WHAT THE TASK REQUIRES |
Below are some records: retype them all exactly, but not the pictures.

RECORDS FOR THIS TASK |
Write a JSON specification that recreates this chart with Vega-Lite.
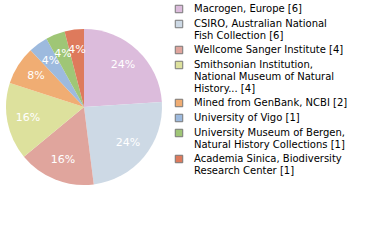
{
  "$schema": "https://vega.github.io/schema/vega-lite/v6.json",
  "autosize": "none",
  "width": 168,
  "height": 214,
  "padding": {"left": 0, "top": 0, "right": 212, "bottom": 26},
  "background": "white",
  "config": {"view": {"stroke": null}, "font": "DejaVu Sans"},
  "data": {"values": [
    {"idx": 1, "label": "Macrogen, Europe [6]", "value": 6, "pct": "24%"},
    {"idx": 2, "label": "CSIRO, Australian National|Fish Collection [6]", "value": 6, "pct": "24%"},
    {"idx": 3, "label": "Wellcome Sanger Institute [4]", "value": 4, "pct": "16%"},
    {"idx": 4, "label": "Smithsonian Institution,|National Museum of Natural|History... [4]", "value": 4, "pct": "16%"},
    {"idx": 5, "label": "Mined from GenBank, NCBI [2]", "value": 2, "pct": "8%"},
    {"idx": 6, "label": "University of Vigo [1]", "value": 1, "pct": "4%"},
    {"idx": 7, "label": "University Museum of Bergen,|Natural History Collections [1]", "value": 1, "pct": "4%"},
    {"idx": 8, "label": "Academia Sinica, Biodiversity|Research Center [1]", "value": 1, "pct": "4%"}
  ]},
  "encoding": {
    "theta": {"field": "value", "type": "quantitative", "stack": true},
    "order": {"field": "idx", "type": "quantitative"}
  },
  "layer": [
    {"mark": {"type": "arc", "outerRadius": 78},
     "encoding": {
      "color": {
      "field": "label", "type": "nominal",
      "scale": {
        "domain": ["Macrogen, Europe [6]", "CSIRO, Australian National|Fish Collection [6]", "Wellcome Sanger Institute [4]", "Smithsonian Institution,|National Museum of Natural|History... [4]", "Mined from GenBank, NCBI [2]", "University of Vigo [1]", "University Museum of Bergen,|Natural History Collections [1]", "Academia Sinica, Biodiversity|Research Center [1]"],
        "range": ["#dcbcdc", "#cdd9e5", "#e0a59d", "#dde19d", "#f0ad73", "#9dbade", "#9fc676", "#de7a5c"]
      },
      "legend": {
        "title": null,
        "orient": "none",
        "legendX": 174,
        "legendY": 4,
        "symbolType": "square",
        "symbolSize": 56,
        "symbolStrokeColor": "#777777",
        "symbolStrokeWidth": 1,
        "symbolOpacity": 1,
        "labelFont": "DejaVu Sans",
        "labelFontSize": 10,
        "labelColor": "#000000",
        "labelLimit": 300,
        "labelOffset": 10,
        "rowPadding": 3,
        "labelExpr": "split(datum.label, '|')"
      }
    }}},
    {"mark": {"type": "text", "radius": 57, "fontSize": 11, "font": "DejaVu Sans"},
     "encoding": {"text": {"field": "pct", "type": "nominal"}, "color": {"value": "white"}}}
  ]
}
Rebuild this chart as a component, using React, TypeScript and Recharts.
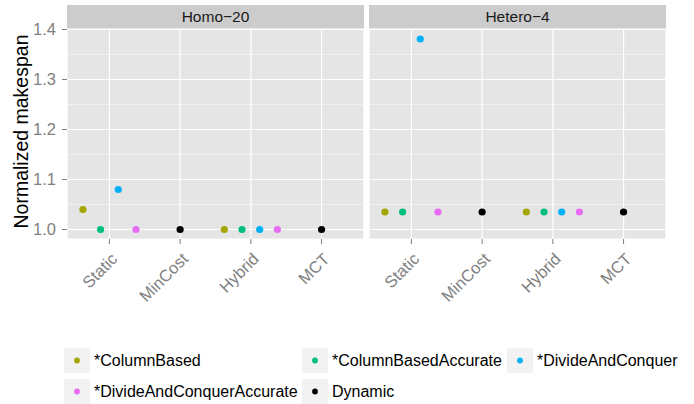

OUTPUT |
Write a JSON specification that recreates this chart with Vega-Lite.
{
  "$schema": "https://vega.github.io/schema/vega-lite/v6.json",
  "autosize": "none",
  "width": 168,
  "height": 214,
  "padding": {"left": 0, "top": 0, "right": 212, "bottom": 26},
  "background": "white",
  "config": {"view": {"stroke": null}, "font": "DejaVu Sans"},
  "data": {"values": [
    {"idx": 1, "label": "Macrogen, Europe [6]", "value": 6, "pct": "24%"},
    {"idx": 2, "label": "CSIRO, Australian National|Fish Collection [6]", "value": 6, "pct": "24%"},
    {"idx": 3, "label": "Wellcome Sanger Institute [4]", "value": 4, "pct": "16%"},
    {"idx": 4, "label": "Smithsonian Institution,|National Museum of Natural|History... [4]", "value": 4, "pct": "16%"},
    {"idx": 5, "label": "Mined from GenBank, NCBI [2]", "value": 2, "pct": "8%"},
    {"idx": 6, "label": "University of Vigo [1]", "value": 1, "pct": "4%"},
    {"idx": 7, "label": "University Museum of Bergen,|Natural History Collections [1]", "value": 1, "pct": "4%"},
    {"idx": 8, "label": "Academia Sinica, Biodiversity|Research Center [1]", "value": 1, "pct": "4%"}
  ]},
  "encoding": {
    "theta": {"field": "value", "type": "quantitative", "stack": true},
    "order": {"field": "idx", "type": "quantitative"}
  },
  "layer": [
    {"mark": {"type": "arc", "outerRadius": 78},
     "encoding": {
      "color": {
      "field": "label", "type": "nominal",
      "scale": {
        "domain": ["Macrogen, Europe [6]", "CSIRO, Australian National|Fish Collection [6]", "Wellcome Sanger Institute [4]", "Smithsonian Institution,|National Museum of Natural|History... [4]", "Mined from GenBank, NCBI [2]", "University of Vigo [1]", "University Museum of Bergen,|Natural History Collections [1]", "Academia Sinica, Biodiversity|Research Center [1]"],
        "range": ["#dcbcdc", "#cdd9e5", "#e0a59d", "#dde19d", "#f0ad73", "#9dbade", "#9fc676", "#de7a5c"]
      },
      "legend": {
        "title": null,
        "orient": "none",
        "legendX": 174,
        "legendY": 4,
        "symbolType": "square",
        "symbolSize": 56,
        "symbolStrokeColor": "#777777",
        "symbolStrokeWidth": 1,
        "symbolOpacity": 1,
        "labelFont": "DejaVu Sans",
        "labelFontSize": 10,
        "labelColor": "#000000",
        "labelLimit": 300,
        "labelOffset": 10,
        "rowPadding": 3,
        "labelExpr": "split(datum.label, '|')"
      }
    }}},
    {"mark": {"type": "text", "radius": 57, "fontSize": 11, "font": "DejaVu Sans"},
     "encoding": {"text": {"field": "pct", "type": "nominal"}, "color": {"value": "white"}}}
  ]
}
Rebuild this chart as a component, using React, TypeScript and Recharts.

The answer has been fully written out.